======== DATA LINES ========
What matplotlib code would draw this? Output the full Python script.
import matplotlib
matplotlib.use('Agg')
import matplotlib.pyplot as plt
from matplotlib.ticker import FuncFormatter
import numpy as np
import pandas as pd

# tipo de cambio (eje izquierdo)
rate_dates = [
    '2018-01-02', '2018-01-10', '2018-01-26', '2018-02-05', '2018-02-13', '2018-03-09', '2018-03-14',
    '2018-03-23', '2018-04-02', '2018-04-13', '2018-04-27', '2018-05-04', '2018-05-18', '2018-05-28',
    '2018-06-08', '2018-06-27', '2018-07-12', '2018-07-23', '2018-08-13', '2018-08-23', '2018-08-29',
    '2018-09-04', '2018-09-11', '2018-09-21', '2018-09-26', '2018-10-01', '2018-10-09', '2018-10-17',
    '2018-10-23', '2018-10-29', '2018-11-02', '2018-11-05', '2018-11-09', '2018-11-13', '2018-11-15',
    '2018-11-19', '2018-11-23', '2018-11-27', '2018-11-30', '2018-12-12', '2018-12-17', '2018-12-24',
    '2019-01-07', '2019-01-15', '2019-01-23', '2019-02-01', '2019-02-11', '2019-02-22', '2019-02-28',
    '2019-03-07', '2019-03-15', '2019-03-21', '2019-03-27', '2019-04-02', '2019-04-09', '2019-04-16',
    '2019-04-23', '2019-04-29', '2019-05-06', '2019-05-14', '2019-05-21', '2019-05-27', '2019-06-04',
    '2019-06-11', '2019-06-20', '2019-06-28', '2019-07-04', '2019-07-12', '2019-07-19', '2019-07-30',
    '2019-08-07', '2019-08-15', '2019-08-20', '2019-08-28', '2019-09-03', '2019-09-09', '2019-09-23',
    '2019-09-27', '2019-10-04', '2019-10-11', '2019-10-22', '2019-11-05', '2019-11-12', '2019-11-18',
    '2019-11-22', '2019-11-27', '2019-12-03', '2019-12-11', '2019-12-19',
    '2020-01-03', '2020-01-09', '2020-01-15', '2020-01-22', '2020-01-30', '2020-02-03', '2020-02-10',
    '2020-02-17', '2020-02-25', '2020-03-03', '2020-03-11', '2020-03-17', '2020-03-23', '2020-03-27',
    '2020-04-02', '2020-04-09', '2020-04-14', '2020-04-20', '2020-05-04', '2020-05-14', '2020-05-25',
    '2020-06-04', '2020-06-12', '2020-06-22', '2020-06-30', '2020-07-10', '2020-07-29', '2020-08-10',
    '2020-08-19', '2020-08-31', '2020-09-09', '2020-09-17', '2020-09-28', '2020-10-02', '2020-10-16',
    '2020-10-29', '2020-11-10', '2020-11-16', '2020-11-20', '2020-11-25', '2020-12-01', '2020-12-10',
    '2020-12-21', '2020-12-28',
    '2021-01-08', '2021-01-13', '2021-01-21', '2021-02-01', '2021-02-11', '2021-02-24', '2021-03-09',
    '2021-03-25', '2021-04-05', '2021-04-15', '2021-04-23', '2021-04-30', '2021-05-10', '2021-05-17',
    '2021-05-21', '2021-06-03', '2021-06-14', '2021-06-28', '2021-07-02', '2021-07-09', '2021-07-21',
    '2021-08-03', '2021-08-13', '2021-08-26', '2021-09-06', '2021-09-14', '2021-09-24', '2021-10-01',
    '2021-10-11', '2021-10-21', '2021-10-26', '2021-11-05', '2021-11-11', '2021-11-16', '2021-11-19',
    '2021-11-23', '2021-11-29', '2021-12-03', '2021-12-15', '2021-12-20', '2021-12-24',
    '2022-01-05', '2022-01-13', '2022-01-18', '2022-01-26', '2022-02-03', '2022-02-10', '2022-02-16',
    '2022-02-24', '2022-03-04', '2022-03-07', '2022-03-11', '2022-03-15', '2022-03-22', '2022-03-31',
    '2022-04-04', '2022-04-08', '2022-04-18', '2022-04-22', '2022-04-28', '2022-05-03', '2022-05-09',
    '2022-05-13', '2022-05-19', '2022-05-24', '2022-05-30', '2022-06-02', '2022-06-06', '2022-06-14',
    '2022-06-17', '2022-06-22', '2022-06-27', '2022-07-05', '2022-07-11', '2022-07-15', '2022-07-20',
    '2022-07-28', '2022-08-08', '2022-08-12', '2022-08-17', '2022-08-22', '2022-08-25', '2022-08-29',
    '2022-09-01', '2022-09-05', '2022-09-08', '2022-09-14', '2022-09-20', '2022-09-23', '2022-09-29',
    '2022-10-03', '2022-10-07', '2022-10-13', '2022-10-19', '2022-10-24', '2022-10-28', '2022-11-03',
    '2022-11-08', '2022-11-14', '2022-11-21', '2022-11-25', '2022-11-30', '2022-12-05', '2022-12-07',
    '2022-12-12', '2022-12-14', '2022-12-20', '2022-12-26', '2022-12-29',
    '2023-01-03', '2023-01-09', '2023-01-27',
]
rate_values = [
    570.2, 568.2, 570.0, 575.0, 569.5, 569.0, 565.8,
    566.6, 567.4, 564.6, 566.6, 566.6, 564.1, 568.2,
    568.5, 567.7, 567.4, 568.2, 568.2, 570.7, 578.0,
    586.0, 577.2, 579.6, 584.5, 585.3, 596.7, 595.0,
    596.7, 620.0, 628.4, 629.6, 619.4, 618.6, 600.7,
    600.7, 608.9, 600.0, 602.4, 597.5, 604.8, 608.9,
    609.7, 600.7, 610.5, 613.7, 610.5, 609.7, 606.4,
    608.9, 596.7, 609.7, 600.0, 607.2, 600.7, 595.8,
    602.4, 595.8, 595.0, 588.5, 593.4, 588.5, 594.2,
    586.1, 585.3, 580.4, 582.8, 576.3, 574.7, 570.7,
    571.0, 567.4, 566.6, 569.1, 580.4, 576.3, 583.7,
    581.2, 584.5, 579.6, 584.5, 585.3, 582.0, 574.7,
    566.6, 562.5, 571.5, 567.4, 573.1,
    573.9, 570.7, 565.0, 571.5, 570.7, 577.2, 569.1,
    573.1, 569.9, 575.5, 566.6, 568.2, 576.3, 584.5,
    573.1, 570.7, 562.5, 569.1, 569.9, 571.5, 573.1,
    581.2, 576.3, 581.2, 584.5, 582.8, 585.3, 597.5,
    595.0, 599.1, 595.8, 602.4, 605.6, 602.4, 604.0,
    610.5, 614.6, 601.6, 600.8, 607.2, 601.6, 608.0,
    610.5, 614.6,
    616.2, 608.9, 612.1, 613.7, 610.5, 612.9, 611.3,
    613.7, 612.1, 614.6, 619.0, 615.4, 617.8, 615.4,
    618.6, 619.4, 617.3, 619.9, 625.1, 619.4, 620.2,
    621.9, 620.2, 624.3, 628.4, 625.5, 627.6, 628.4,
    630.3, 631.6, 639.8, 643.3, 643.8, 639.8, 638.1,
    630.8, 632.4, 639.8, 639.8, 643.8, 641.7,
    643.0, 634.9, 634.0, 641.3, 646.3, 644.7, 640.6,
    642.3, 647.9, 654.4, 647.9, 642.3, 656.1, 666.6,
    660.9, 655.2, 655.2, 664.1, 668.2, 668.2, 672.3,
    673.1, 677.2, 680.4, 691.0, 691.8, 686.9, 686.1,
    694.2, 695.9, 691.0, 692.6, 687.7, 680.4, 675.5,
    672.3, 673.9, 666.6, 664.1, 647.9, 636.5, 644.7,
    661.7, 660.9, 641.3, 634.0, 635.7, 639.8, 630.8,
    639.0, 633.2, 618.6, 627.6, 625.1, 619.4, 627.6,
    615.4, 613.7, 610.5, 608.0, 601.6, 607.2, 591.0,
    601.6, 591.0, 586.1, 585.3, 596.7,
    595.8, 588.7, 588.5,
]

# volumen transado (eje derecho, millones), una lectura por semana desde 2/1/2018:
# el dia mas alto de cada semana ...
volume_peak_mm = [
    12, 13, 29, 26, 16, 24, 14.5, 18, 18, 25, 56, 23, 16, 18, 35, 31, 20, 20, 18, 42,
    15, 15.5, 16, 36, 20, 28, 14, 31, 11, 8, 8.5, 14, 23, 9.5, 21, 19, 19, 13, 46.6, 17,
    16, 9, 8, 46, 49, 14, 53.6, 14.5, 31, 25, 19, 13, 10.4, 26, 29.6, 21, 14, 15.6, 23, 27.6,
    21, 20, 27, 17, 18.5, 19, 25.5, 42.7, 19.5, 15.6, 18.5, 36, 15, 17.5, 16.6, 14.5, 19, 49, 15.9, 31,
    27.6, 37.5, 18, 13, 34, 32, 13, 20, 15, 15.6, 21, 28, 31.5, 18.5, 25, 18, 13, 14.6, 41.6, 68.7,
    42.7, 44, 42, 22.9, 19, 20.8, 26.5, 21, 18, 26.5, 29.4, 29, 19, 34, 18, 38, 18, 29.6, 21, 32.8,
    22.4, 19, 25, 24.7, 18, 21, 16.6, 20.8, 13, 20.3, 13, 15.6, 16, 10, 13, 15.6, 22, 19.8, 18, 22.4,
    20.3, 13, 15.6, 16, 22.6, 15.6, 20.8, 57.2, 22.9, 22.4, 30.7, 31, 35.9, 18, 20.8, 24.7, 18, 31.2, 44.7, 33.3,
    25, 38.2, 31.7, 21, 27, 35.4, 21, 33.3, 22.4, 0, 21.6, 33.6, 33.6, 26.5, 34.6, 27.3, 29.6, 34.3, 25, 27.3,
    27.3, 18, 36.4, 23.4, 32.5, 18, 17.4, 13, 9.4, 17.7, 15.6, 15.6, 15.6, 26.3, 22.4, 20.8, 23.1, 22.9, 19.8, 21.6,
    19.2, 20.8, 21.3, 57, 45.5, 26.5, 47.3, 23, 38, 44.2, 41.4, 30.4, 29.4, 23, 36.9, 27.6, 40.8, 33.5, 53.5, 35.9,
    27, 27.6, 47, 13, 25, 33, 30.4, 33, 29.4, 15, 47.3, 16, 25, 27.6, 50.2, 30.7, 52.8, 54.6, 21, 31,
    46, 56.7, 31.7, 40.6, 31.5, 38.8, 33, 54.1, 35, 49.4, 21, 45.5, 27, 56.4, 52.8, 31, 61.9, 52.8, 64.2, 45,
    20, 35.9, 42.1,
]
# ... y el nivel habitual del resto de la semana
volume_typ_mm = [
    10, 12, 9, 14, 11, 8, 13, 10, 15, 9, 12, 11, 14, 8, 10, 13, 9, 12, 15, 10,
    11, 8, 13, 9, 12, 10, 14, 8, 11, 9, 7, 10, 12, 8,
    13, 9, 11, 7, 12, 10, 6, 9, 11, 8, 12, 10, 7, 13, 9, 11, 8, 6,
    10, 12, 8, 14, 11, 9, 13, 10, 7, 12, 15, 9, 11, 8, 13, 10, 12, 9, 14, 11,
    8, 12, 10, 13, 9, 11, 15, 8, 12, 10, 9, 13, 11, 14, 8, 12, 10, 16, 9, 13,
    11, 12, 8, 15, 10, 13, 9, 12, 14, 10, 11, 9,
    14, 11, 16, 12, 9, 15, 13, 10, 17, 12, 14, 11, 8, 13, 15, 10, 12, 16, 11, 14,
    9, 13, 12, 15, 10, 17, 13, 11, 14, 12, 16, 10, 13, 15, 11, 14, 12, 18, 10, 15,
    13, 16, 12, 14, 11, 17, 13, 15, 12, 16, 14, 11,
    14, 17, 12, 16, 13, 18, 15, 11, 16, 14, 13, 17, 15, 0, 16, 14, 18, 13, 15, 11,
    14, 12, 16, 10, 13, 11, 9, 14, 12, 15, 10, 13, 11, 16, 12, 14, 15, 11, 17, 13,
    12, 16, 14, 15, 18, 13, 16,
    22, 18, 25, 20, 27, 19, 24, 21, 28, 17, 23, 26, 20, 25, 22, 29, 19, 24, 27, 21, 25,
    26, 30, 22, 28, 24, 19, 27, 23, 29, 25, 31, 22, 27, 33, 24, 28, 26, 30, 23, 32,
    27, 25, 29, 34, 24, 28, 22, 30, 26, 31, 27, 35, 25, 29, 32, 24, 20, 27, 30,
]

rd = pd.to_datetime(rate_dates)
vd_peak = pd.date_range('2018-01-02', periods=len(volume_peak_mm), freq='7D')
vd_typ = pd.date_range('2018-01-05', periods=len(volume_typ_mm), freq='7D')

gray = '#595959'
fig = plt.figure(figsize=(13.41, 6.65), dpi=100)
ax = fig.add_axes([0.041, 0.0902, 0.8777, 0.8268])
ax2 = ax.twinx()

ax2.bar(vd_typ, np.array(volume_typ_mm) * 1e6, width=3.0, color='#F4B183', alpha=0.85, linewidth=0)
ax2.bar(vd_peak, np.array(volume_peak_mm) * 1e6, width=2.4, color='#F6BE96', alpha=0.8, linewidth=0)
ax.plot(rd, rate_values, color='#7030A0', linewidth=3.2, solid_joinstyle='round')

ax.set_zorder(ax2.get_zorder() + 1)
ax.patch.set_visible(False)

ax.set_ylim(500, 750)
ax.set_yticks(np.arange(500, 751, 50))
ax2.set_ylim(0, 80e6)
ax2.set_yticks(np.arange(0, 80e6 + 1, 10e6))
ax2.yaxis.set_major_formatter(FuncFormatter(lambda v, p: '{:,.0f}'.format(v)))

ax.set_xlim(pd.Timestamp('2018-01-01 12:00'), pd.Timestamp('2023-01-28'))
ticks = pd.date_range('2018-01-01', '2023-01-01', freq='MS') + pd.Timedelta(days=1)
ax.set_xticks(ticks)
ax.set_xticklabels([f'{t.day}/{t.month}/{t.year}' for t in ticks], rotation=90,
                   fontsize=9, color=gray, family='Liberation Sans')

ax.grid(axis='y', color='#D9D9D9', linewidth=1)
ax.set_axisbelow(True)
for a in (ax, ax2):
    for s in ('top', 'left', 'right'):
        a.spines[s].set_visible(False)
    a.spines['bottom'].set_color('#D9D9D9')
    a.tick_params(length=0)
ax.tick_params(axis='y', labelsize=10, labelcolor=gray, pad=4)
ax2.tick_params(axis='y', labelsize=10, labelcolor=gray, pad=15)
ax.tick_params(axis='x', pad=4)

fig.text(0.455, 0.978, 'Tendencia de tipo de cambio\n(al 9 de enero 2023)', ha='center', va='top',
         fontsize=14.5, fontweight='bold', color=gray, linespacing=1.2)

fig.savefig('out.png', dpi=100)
========
GIVEN REQUEST: Print, please, the lines above from the very first through the one that holds "import pandas as pd", both included, word for word and with nothing else.

ANSWER TO THE PROBLEM:
What matplotlib code would draw this? Output the full Python script.
import matplotlib
matplotlib.use('Agg')
import matplotlib.pyplot as plt
from matplotlib.ticker import FuncFormatter
import numpy as np
import pandas as pd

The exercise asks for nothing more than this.